Among the show's regular themes were unsuccessful relationships, competition in the workplace and latent lesbianism, but sketches would also dip into the surreal; such as two women jumping from their car as they neared a parking space, and brushing in front of the path of their car to help it move further forward, as in curling. Two regular strands involved a series of different women making dating agency videos about their general likes and dislikes, and a musical parody that would close the show.
Most of the sketch characters in the programme are not recurring or permanent, just one-offs.
Dating Agency Videos - A part of almost every episode, where we see different women or often sisters/couples looking for a partner/partners. This was at first represented by a title screen featuring a picture of the person, and their name and age. This then was replaced by that of a website page.
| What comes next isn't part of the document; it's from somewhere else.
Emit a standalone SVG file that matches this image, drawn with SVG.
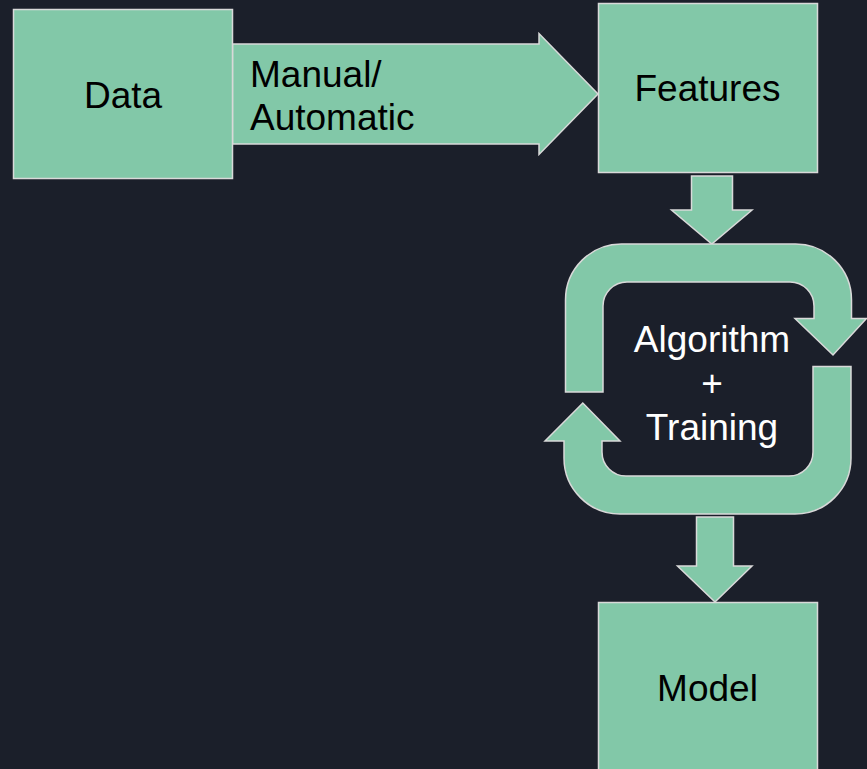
<svg xmlns="http://www.w3.org/2000/svg" width="867" height="769" viewBox="0 0 867 769">
  <style>
    .shape { fill: #82c8a8; stroke: #d9d9d9; stroke-width: 1.5; stroke-linejoin: miter; }
    .label { font-family: "Liberation Sans", Arial, sans-serif; font-size: 37px; fill: #000000; }
    .light { fill: #ffffff; }
    .mid { text-anchor: middle; }
  </style>
  <rect width="867" height="769" fill="#1b1f2a"/>

  <g id="connectors">
    <!-- Data to Features block arrow, carrying its label -->
    <g id="arrow-manual">
      <path class="shape" d="M232.5,44 L539,44 L539,33.5 L598,94 L539,154.5 L539,144 L232.5,144 Z"/>
      <text class="label" x="250" y="86.7">Manual/</text>
      <text class="label" x="250" y="130">Automatic</text>
    </g>
    <!-- Features down into the training loop -->
    <path id="arrow-down-1" class="shape" d="M691.5,176 L732.5,176 L732.5,210 L752,210 L711.8,244 L671.5,210 L691.5,210 Z"/>
    <!-- Training loop down to Model -->
    <path id="arrow-down-2" class="shape" d="M696.5,517 L733.5,517 L733.5,566 L752,566 L715,602 L677.5,566 L696.5,566 Z"/>
  </g>

  <g id="data">
    <rect class="shape" x="13.5" y="9.5" width="219" height="169"/>
    <text class="label mid" x="123" y="108.3">Data</text>
  </g>

  <g id="features">
    <rect class="shape" x="598.5" y="3.5" width="219" height="169"/>
    <text class="label mid" x="707.5" y="100.7">Features</text>
  </g>

  <g id="training">
    <!-- upper bent arrow, pointing down on the right -->
    <path class="shape" d="M565.5,392 L565.5,300 A56,56 0 0 1 621.5,244 L795.5,244 A56,56 0 0 1 851.5,300 L851.5,318.5 L866.5,318.5 L833,355 L795,318.5 L814,318.5 L814,306 A24,24 0 0 0 790,282 L627,282 A24,24 0 0 0 603,306 L603,392 Z"/>
    <!-- lower bent arrow, pointing up on the left -->
    <path class="shape" d="M851,366.5 L851,458 A56,56 0 0 1 795,514 L620,514 A56,56 0 0 1 564,458 L564,441 L545,441 L582.8,403 L620,441 L602,441 L602,452 A24,24 0 0 0 626,476 L789,476 A24,24 0 0 0 813,452 L813,366.5 Z"/>
    <text class="label light mid" x="712" y="351.7">Algorithm</text>
    <text class="label light mid" x="712" y="395.9">+</text>
    <text class="label light mid" x="712" y="440">Training</text>
  </g>

  <g id="model">
    <rect class="shape" x="598.5" y="602.5" width="219" height="169"/>
    <text class="label mid" x="707.5" y="701">Model</text>
  </g>
</svg>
Irritating Flatmate - An irritating nurse who shares a flat with two of her colleagues. She emphasises everything, which often leads to her flatmates' doing something behind her back, such as adding soap and cleaning chemicals to her yoghurt.
The Fake Diabetic - A woman who fakes diabetic hypoglycemia so she can have special offers and free items at shops and supermarkets, and which the staff treat seriously. This skit only happened from series 3 onwards.
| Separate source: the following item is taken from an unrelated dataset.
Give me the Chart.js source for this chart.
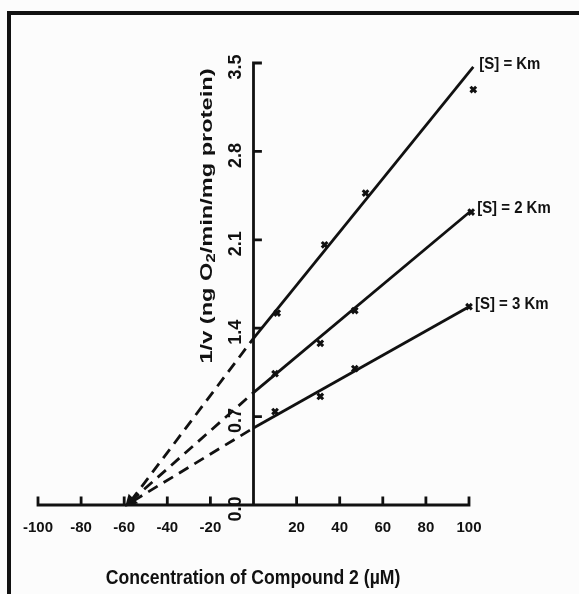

The Oblivious Women - Consists of three women (in different sketches) who are completely oblivious to very obvious things. Sketches included a dog-walking woman being asked to sign apetition so that owners could walk their dogs near the pond. She replies, "Oh, I don't know, I'm not really a dog person, I'm actually slightly phobic." The petitioner pauses which causes the woman to realise she is walking a dog and then scream for help. Others included a woman not realising she was pregnant until being asked to sign a petition affecting children.
Singing Match - In this sketch, a woman sings along to a tune on the radio, only to be outshone completely by her co-worker who takes over in the following verse. During the rest of the song, her singing becomes more and more intense and extreme as she tries to get back at the other singer, and she ends up screaming and excusing herself with a paper cut in her finger. This particular sketch was voted number 22 in the 2005 Channel 4 programme, 50 Greatest Comedy Sketches, chosen by members of the public. It was written by Marie Findley of theMediæval Bæbes and was also based on their antics.
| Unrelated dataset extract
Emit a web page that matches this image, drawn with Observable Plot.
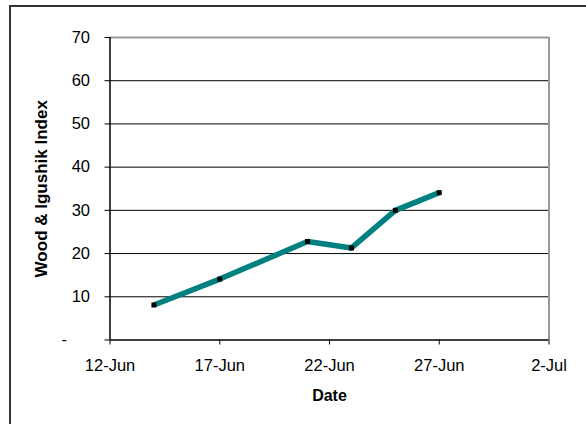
<!DOCTYPE html>
<html>
<head>
<meta charset="utf-8">
<script src="https://cdn.jsdelivr.net/npm/d3@7"></script>
<script src="https://cdn.jsdelivr.net/npm/@observablehq/plot@0.6"></script>
<style>
  html, body { margin: 0; padding: 0; background: #fff; }
  #chart { position: relative; width: 586px; height: 424px; overflow: hidden; background: #fff; }
  #chart .frame { position: absolute; left: 9px; top: 5px; width: 700px; height: 600px; border: 2px solid #333; box-sizing: border-box; }
  #chart svg { position: absolute; left: 0; top: 0; }
  #chart g[aria-label$="tick label"] { font-size: 16.5px; }
</style>
</head>
<body>
<div id="chart"><div class="frame"></div></div>
<script>
// Sampling dates and index values
const dates = ["2008-06-14", "2008-06-17", "2008-06-21", "2008-06-23", "2008-06-25", "2008-06-27"];
const values = [8.1, 14.1, 22.8, 21.3, 30.0, 34.1];

// Axis ticks
const xTicks = ["2008-06-12", "2008-06-17", "2008-06-22", "2008-06-27", "2008-07-02"];
const yTicks = [0, 10, 20, 30, 40, 50, 60, 70];
const gridValues = [10, 20, 30, 40, 50, 60];

const xTickDates = xTicks.map(d => new Date(d));
const data = dates.map((d, i) => ({date: new Date(d), value: values[i]}));
const fmtDate = d3.utcFormat("%-d-%b");

const chart = Plot.plot({
  width: 586,
  height: 424,
  marginLeft: 109.5,
  marginRight: 37.5,
  marginTop: 37,
  marginBottom: 84.5,
  style: {fontFamily: "'Liberation Sans', Arial, sans-serif", fontSize: "16px", color: "#000", background: "transparent"},
  x: {type: "utc", domain: [xTickDates[0], xTickDates[xTickDates.length - 1]]},
  y: {domain: [0, 70]},
  marks: [
    Plot.ruleY(gridValues, {stroke: "#000", strokeWidth: 1}),
    Plot.ruleY([70], {stroke: "#999", strokeWidth: 2}),
    Plot.ruleX([xTickDates[xTickDates.length - 1]], {stroke: "#999", strokeWidth: 2}),
    Plot.ruleX([xTickDates[0]], {stroke: "#000", strokeWidth: 1.5}),
    Plot.ruleY([0], {stroke: "#000", strokeWidth: 1.5}),
    Plot.axisY({
      ticks: yTicks,
      tickSize: 5,
      tickPadding: 15,
      tickFormat: d => d === 0 ? "-\u00a0\u00a0\u00a0\u00a0\u00a0" : String(d),
      label: null,
      stroke: "#000",
      fill: "#000"
    }),
    Plot.axisX({
      ticks: xTickDates,
      tickSize: 5,
      tickPadding: 14,
      tickFormat: fmtDate,
      label: null,
      stroke: "#000",
      fill: "#000"
    }),
    Plot.text(["Date"], {
      frameAnchor: "bottom",
      dy: 56,
      textAnchor: "middle",
      lineAnchor: "middle",
      fontWeight: "bold",
      fontSize: 16,
      fill: "#000"
    }),
    Plot.text(["Wood & Igushik Index"], {
      frameAnchor: "left",
      dx: -68.5,
      rotate: -90,
      textAnchor: "middle",
      lineAnchor: "middle",
      fontWeight: "bold",
      fontSize: 17,
      fill: "#000"
    }),
    Plot.line(data, {x: "date", y: "value", stroke: "#008080", strokeWidth: 5.5, strokeLinejoin: "round", strokeLinecap: "butt"}),
    Plot.dot(data, {x: "date", y: "value", symbol: "square", r: 2.8, fill: "#000", stroke: "none"})
  ]
});

document.getElementById("chart").appendChild(chart);
</script>
</body>
</html>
Competitive rivals - This involves the four women who try to 'outdo' each other by subtly showing off bigger and better items. For example, the 1st character brings out a small bottle of water and starts drinking daintily. The 2nd spots this and smugly brings out a slightly bigger bottle. They then look over to the 3rd character who brings out a litre size bottle of water and drinks. Then they all look over to the 4th character with the best: She guzzles down water too fast from a large water dispenser jug, splashing all down the front of her, then nonchalantly puts the bottle down not looking at the others as she returns to work.
Naked man - This recurring skit appears in a few first series episodes. The female cast members are going about their daily business when a totally naked man walks across the screen, gets off from bus etc. and causes the women to faint, then they pick themselves up.
The "Vet" - The sketch featured more prominently from the second series. It featured a vet who had difficulty recognising animals, asking questions about them ("And George is a... um...?" / "Hamster" / "Hamster, yeah.") She would then recommend silly / unusual diagnoses to the animals, such as telling a woman her kitten needed glasses.
The Ex - Another sketch that featured more in the second series. A woman clings to the leg of her ex-boyfriend constantly (at work, a nightclub, and even clinging to his leg at his wedding etc.), telling him that she's still in love with him, and hopes to reconcile (unsuccessfully, however).